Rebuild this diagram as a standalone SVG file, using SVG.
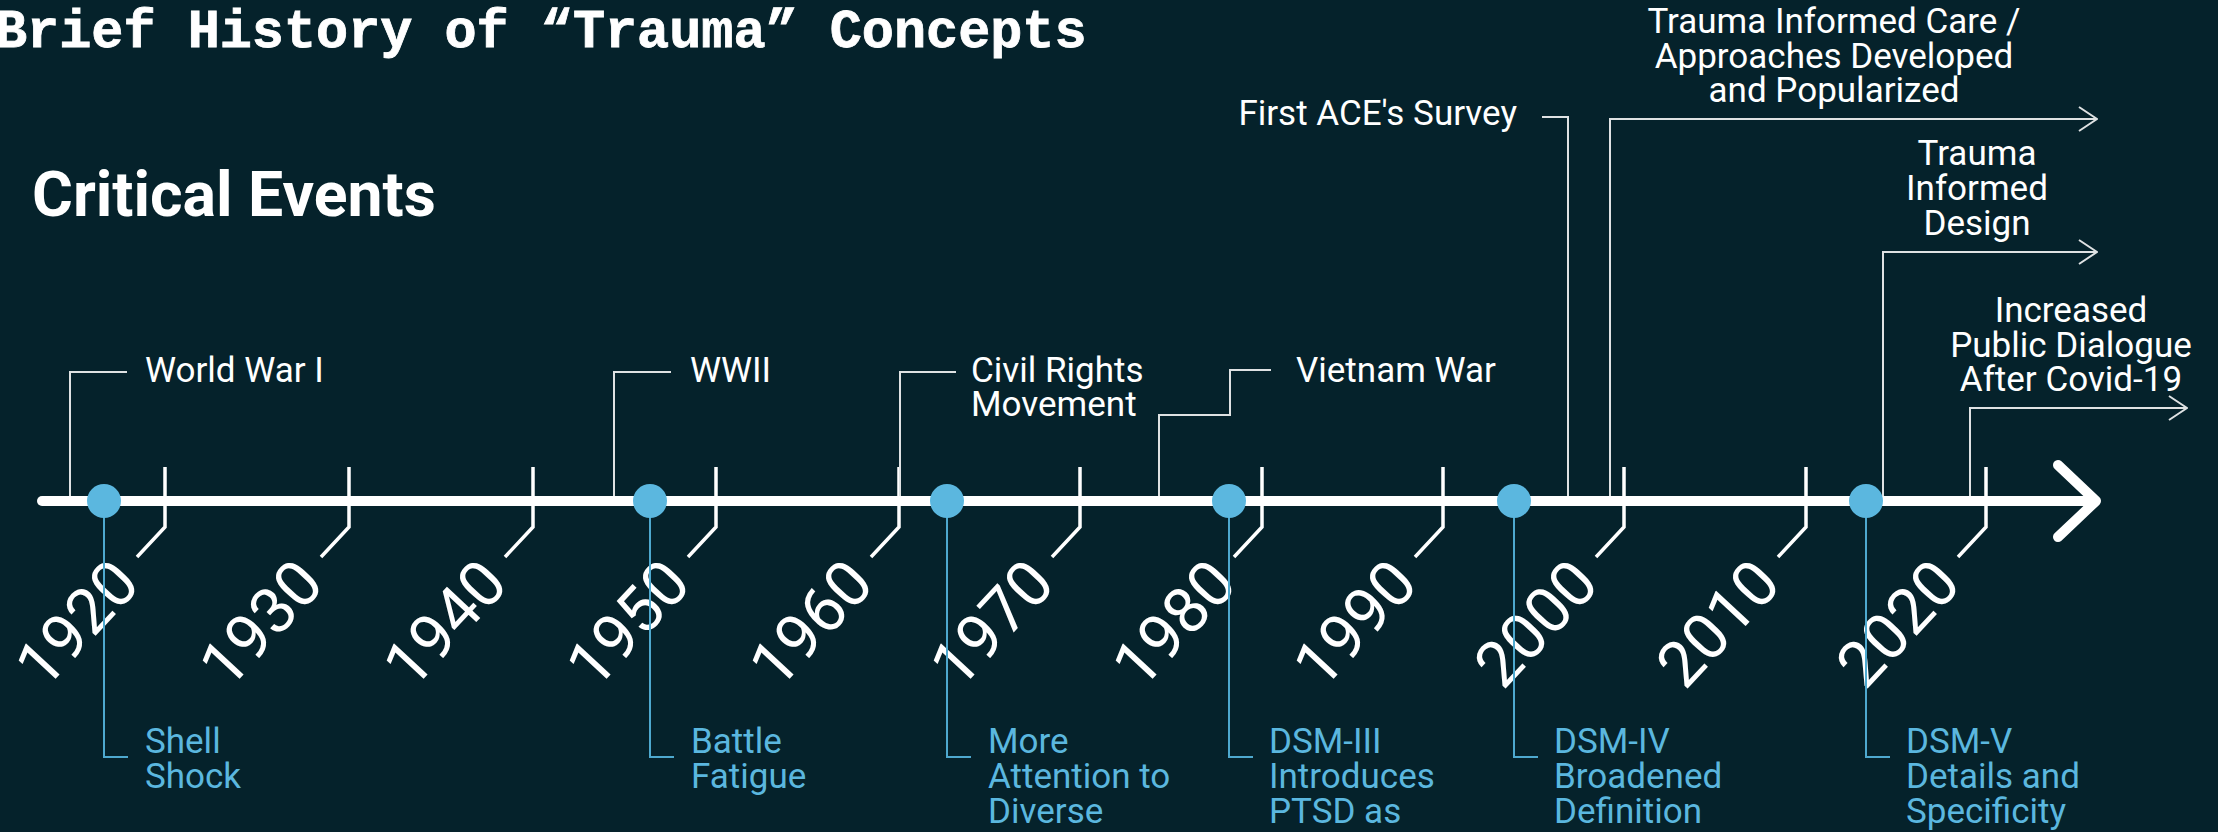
<svg xmlns="http://www.w3.org/2000/svg" width="2218" height="832" viewBox="0 0 2218 832">
<defs>
<style>
.bg{fill:#05222b}
.t{font-family:Roboto,"Liberation Sans",sans-serif;fill:#ffffff;font-size:35px}
.b{font-family:Roboto,"Liberation Sans",sans-serif;fill:#5bb7df;font-size:35px}
.yr{font-family:Roboto,"Liberation Sans",sans-serif;fill:#ffffff;font-size:64px;text-anchor:end}
.mid{text-anchor:middle}
.end{text-anchor:end}
.br{fill:none;stroke:#dfe2e3;stroke-width:2}
.bl{fill:none;stroke:#4ea9cf;stroke-width:2}
.tick{fill:none;stroke:#ffffff;stroke-width:3.5}
.dot{fill:#5bb7df}
</style>
<marker id="ah" viewBox="0 0 20 26" refX="19" refY="13" markerWidth="20" markerHeight="26" markerUnits="userSpaceOnUse" orient="auto">
<path d="M1,1 L19,13 L1,25" fill="none" stroke="#dfe2e3" stroke-width="2"/>
</marker>
</defs>
<rect class="bg" x="0" y="0" width="2218" height="832"/>
<text x="-5" y="47" font-family="'Liberation Mono',monospace" font-weight="bold" font-size="53.5" fill="#ffffff" stroke="#ffffff" stroke-width="0.8">Brief History of “Trauma” Concepts</text>
<text x="32" y="216" font-family="Roboto,'Liberation Sans',sans-serif" font-weight="bold" font-size="62.5" fill="#ffffff">Critical Events</text>

<g id="axis">
<line x1="42" y1="501" x2="2094" y2="501" stroke="#ffffff" stroke-width="10" stroke-linecap="round"/>
<path d="M2058,465 L2096,501 L2058,537" fill="none" stroke="#ffffff" stroke-width="10" stroke-linecap="round" stroke-linejoin="round"/>
</g>

<g id="ticks">
<path class="tick" d="M165,467 V527 L137,557"/>
<path class="tick" d="M349,467 V527 L321,557"/>
<path class="tick" d="M533,467 V527 L505,557"/>
<path class="tick" d="M716,467 V527 L688,557"/>
<path class="tick" d="M899,467 V527 L871,557"/>
<path class="tick" d="M1080,467 V527 L1052,557"/>
<path class="tick" d="M1262,467 V527 L1234,557"/>
<path class="tick" d="M1443,467 V527 L1415,557"/>
<path class="tick" d="M1624,467 V527 L1596,557"/>
<path class="tick" d="M1806,467 V527 L1778,557"/>
<path class="tick" d="M1986,467 V527 L1958,557"/>
</g>

<g id="years">
<text class="yr" transform="translate(142,586) rotate(-47)">1920</text>
<text class="yr" transform="translate(326,586) rotate(-47)">1930</text>
<text class="yr" transform="translate(510,586) rotate(-47)">1940</text>
<text class="yr" transform="translate(693,586) rotate(-47)">1950</text>
<text class="yr" transform="translate(876,586) rotate(-47)">1960</text>
<text class="yr" transform="translate(1057,586) rotate(-47)">1970</text>
<text class="yr" transform="translate(1239,586) rotate(-47)">1980</text>
<text class="yr" transform="translate(1420,586) rotate(-47)">1990</text>
<text class="yr" transform="translate(1601,586) rotate(-47)">2000</text>
<text class="yr" transform="translate(1783,586) rotate(-47)">2010</text>
<text class="yr" transform="translate(1963,586) rotate(-47)">2020</text>
</g>

<g id="connectors">
<path class="br" d="M70,496 V372 H127"/>
<path class="br" d="M614,496 V372 H671"/>
<path class="br" d="M900,496 V372 H956"/>
<path class="br" d="M1159,496 V415 H1230 V370 H1271"/>
<path class="br" d="M1542,117 H1568 V496"/>
<path class="br" d="M1610,496 V119 H2097" marker-end="url(#ah)"/>
<path class="br" d="M1883,496 V252 H2097" marker-end="url(#ah)"/>
<path class="br" d="M1970,496 V408 H2187" marker-end="url(#ah)"/>
<path class="bl" d="M104,501 V757 H128"/>
<path class="bl" d="M650,501 V757 H674"/>
<path class="bl" d="M947,501 V757 H971"/>
<path class="bl" d="M1229,501 V757 H1253"/>
<path class="bl" d="M1514,501 V757 H1538"/>
<path class="bl" d="M1866,501 V757 H1890"/>
</g>

<g id="dot-1920"><circle class="dot" cx="104" cy="501" r="17"/></g>
<g id="dot-1950"><circle class="dot" cx="650" cy="501" r="17"/></g>
<g id="dot-1970"><circle class="dot" cx="947" cy="501" r="17"/></g>
<g id="dot-1980"><circle class="dot" cx="1229" cy="501" r="17"/></g>
<g id="dot-2000"><circle class="dot" cx="1514" cy="501" r="17"/></g>
<g id="dot-2020"><circle class="dot" cx="1866" cy="501" r="17"/></g>

<g id="ev-ww1"><text class="t" x="145" y="382">World War I</text></g>
<g id="ev-ww2"><text class="t" x="690" y="382">WWII</text></g>
<g id="ev-civil"><text class="t" x="971" y="382">Civil Rights<tspan x="971" y="416">Movement</tspan></text></g>
<g id="ev-vietnam"><text class="t" x="1296" y="382">Vietnam War</text></g>
<g id="ev-ace"><text class="t end" x="1517" y="125">First ACE's Survey</text></g>
<g id="ev-tic"><text class="t mid" x="1834" y="33">Trauma Informed Care /<tspan x="1834" y="68">Approaches Developed</tspan><tspan x="1834" y="102">and Popularized</tspan></text></g>
<g id="ev-tid"><text class="t mid" x="1977" y="165">Trauma<tspan x="1977" y="200">Informed</tspan><tspan x="1977" y="235">Design</tspan></text></g>
<g id="ev-covid"><text class="t mid" x="2071" y="322">Increased<tspan x="2071" y="357">Public Dialogue</tspan><tspan x="2071" y="391">After Covid-19</tspan></text></g>

<g id="c-shell"><text class="b" x="145" y="753">Shell<tspan x="145" y="788">Shock</tspan></text></g>
<g id="c-battle"><text class="b" x="691" y="753">Battle<tspan x="691" y="788">Fatigue</tspan></text></g>
<g id="c-more"><text class="b" x="988" y="753">More<tspan x="988" y="788">Attention to</tspan><tspan x="988" y="823">Diverse</tspan></text></g>
<g id="c-dsm3"><text class="b" x="1269" y="753">DSM-III<tspan x="1269" y="788">Introduces</tspan><tspan x="1269" y="823">PTSD as</tspan></text></g>
<g id="c-dsm4"><text class="b" x="1554" y="753">DSM-IV<tspan x="1554" y="788">Broadened</tspan><tspan x="1554" y="823">Definition</tspan></text></g>
<g id="c-dsm5"><text class="b" x="1906" y="753">DSM-V<tspan x="1906" y="788">Details and</tspan><tspan x="1906" y="823">Specificity</tspan></text></g>
</svg>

What you should do:
Go through the material above and print all of it exactly, except the pictures.

Answer in full:
Rebuild this diagram as a standalone SVG file, using SVG.
<svg xmlns="http://www.w3.org/2000/svg" width="2218" height="832" viewBox="0 0 2218 832">
<defs>
<style>
.bg{fill:#05222b}
.t{font-family:Roboto,"Liberation Sans",sans-serif;fill:#ffffff;font-size:35px}
.b{font-family:Roboto,"Liberation Sans",sans-serif;fill:#5bb7df;font-size:35px}
.yr{font-family:Roboto,"Liberation Sans",sans-serif;fill:#ffffff;font-size:64px;text-anchor:end}
.mid{text-anchor:middle}
.end{text-anchor:end}
.br{fill:none;stroke:#dfe2e3;stroke-width:2}
.bl{fill:none;stroke:#4ea9cf;stroke-width:2}
.tick{fill:none;stroke:#ffffff;stroke-width:3.5}
.dot{fill:#5bb7df}
</style>
<marker id="ah" viewBox="0 0 20 26" refX="19" refY="13" markerWidth="20" markerHeight="26" markerUnits="userSpaceOnUse" orient="auto">
<path d="M1,1 L19,13 L1,25" fill="none" stroke="#dfe2e3" stroke-width="2"/>
</marker>
</defs>
<rect class="bg" x="0" y="0" width="2218" height="832"/>
<text x="-5" y="47" font-family="'Liberation Mono',monospace" font-weight="bold" font-size="53.5" fill="#ffffff" stroke="#ffffff" stroke-width="0.8">Brief History of “Trauma” Concepts</text>
<text x="32" y="216" font-family="Roboto,'Liberation Sans',sans-serif" font-weight="bold" font-size="62.5" fill="#ffffff">Critical Events</text>

<g id="axis">
<line x1="42" y1="501" x2="2094" y2="501" stroke="#ffffff" stroke-width="10" stroke-linecap="round"/>
<path d="M2058,465 L2096,501 L2058,537" fill="none" stroke="#ffffff" stroke-width="10" stroke-linecap="round" stroke-linejoin="round"/>
</g>

<g id="ticks">
<path class="tick" d="M165,467 V527 L137,557"/>
<path class="tick" d="M349,467 V527 L321,557"/>
<path class="tick" d="M533,467 V527 L505,557"/>
<path class="tick" d="M716,467 V527 L688,557"/>
<path class="tick" d="M899,467 V527 L871,557"/>
<path class="tick" d="M1080,467 V527 L1052,557"/>
<path class="tick" d="M1262,467 V527 L1234,557"/>
<path class="tick" d="M1443,467 V527 L1415,557"/>
<path class="tick" d="M1624,467 V527 L1596,557"/>
<path class="tick" d="M1806,467 V527 L1778,557"/>
<path class="tick" d="M1986,467 V527 L1958,557"/>
</g>

<g id="years">
<text class="yr" transform="translate(142,586) rotate(-47)">1920</text>
<text class="yr" transform="translate(326,586) rotate(-47)">1930</text>
<text class="yr" transform="translate(510,586) rotate(-47)">1940</text>
<text class="yr" transform="translate(693,586) rotate(-47)">1950</text>
<text class="yr" transform="translate(876,586) rotate(-47)">1960</text>
<text class="yr" transform="translate(1057,586) rotate(-47)">1970</text>
<text class="yr" transform="translate(1239,586) rotate(-47)">1980</text>
<text class="yr" transform="translate(1420,586) rotate(-47)">1990</text>
<text class="yr" transform="translate(1601,586) rotate(-47)">2000</text>
<text class="yr" transform="translate(1783,586) rotate(-47)">2010</text>
<text class="yr" transform="translate(1963,586) rotate(-47)">2020</text>
</g>

<g id="connectors">
<path class="br" d="M70,496 V372 H127"/>
<path class="br" d="M614,496 V372 H671"/>
<path class="br" d="M900,496 V372 H956"/>
<path class="br" d="M1159,496 V415 H1230 V370 H1271"/>
<path class="br" d="M1542,117 H1568 V496"/>
<path class="br" d="M1610,496 V119 H2097" marker-end="url(#ah)"/>
<path class="br" d="M1883,496 V252 H2097" marker-end="url(#ah)"/>
<path class="br" d="M1970,496 V408 H2187" marker-end="url(#ah)"/>
<path class="bl" d="M104,501 V757 H128"/>
<path class="bl" d="M650,501 V757 H674"/>
<path class="bl" d="M947,501 V757 H971"/>
<path class="bl" d="M1229,501 V757 H1253"/>
<path class="bl" d="M1514,501 V757 H1538"/>
<path class="bl" d="M1866,501 V757 H1890"/>
</g>

<g id="dot-1920"><circle class="dot" cx="104" cy="501" r="17"/></g>
<g id="dot-1950"><circle class="dot" cx="650" cy="501" r="17"/></g>
<g id="dot-1970"><circle class="dot" cx="947" cy="501" r="17"/></g>
<g id="dot-1980"><circle class="dot" cx="1229" cy="501" r="17"/></g>
<g id="dot-2000"><circle class="dot" cx="1514" cy="501" r="17"/></g>
<g id="dot-2020"><circle class="dot" cx="1866" cy="501" r="17"/></g>

<g id="ev-ww1"><text class="t" x="145" y="382">World War I</text></g>
<g id="ev-ww2"><text class="t" x="690" y="382">WWII</text></g>
<g id="ev-civil"><text class="t" x="971" y="382">Civil Rights<tspan x="971" y="416">Movement</tspan></text></g>
<g id="ev-vietnam"><text class="t" x="1296" y="382">Vietnam War</text></g>
<g id="ev-ace"><text class="t end" x="1517" y="125">First ACE's Survey</text></g>
<g id="ev-tic"><text class="t mid" x="1834" y="33">Trauma Informed Care /<tspan x="1834" y="68">Approaches Developed</tspan><tspan x="1834" y="102">and Popularized</tspan></text></g>
<g id="ev-tid"><text class="t mid" x="1977" y="165">Trauma<tspan x="1977" y="200">Informed</tspan><tspan x="1977" y="235">Design</tspan></text></g>
<g id="ev-covid"><text class="t mid" x="2071" y="322">Increased<tspan x="2071" y="357">Public Dialogue</tspan><tspan x="2071" y="391">After Covid-19</tspan></text></g>

<g id="c-shell"><text class="b" x="145" y="753">Shell<tspan x="145" y="788">Shock</tspan></text></g>
<g id="c-battle"><text class="b" x="691" y="753">Battle<tspan x="691" y="788">Fatigue</tspan></text></g>
<g id="c-more"><text class="b" x="988" y="753">More<tspan x="988" y="788">Attention to</tspan><tspan x="988" y="823">Diverse</tspan></text></g>
<g id="c-dsm3"><text class="b" x="1269" y="753">DSM-III<tspan x="1269" y="788">Introduces</tspan><tspan x="1269" y="823">PTSD as</tspan></text></g>
<g id="c-dsm4"><text class="b" x="1554" y="753">DSM-IV<tspan x="1554" y="788">Broadened</tspan><tspan x="1554" y="823">Definition</tspan></text></g>
<g id="c-dsm5"><text class="b" x="1906" y="753">DSM-V<tspan x="1906" y="788">Details and</tspan><tspan x="1906" y="823">Specificity</tspan></text></g>
</svg>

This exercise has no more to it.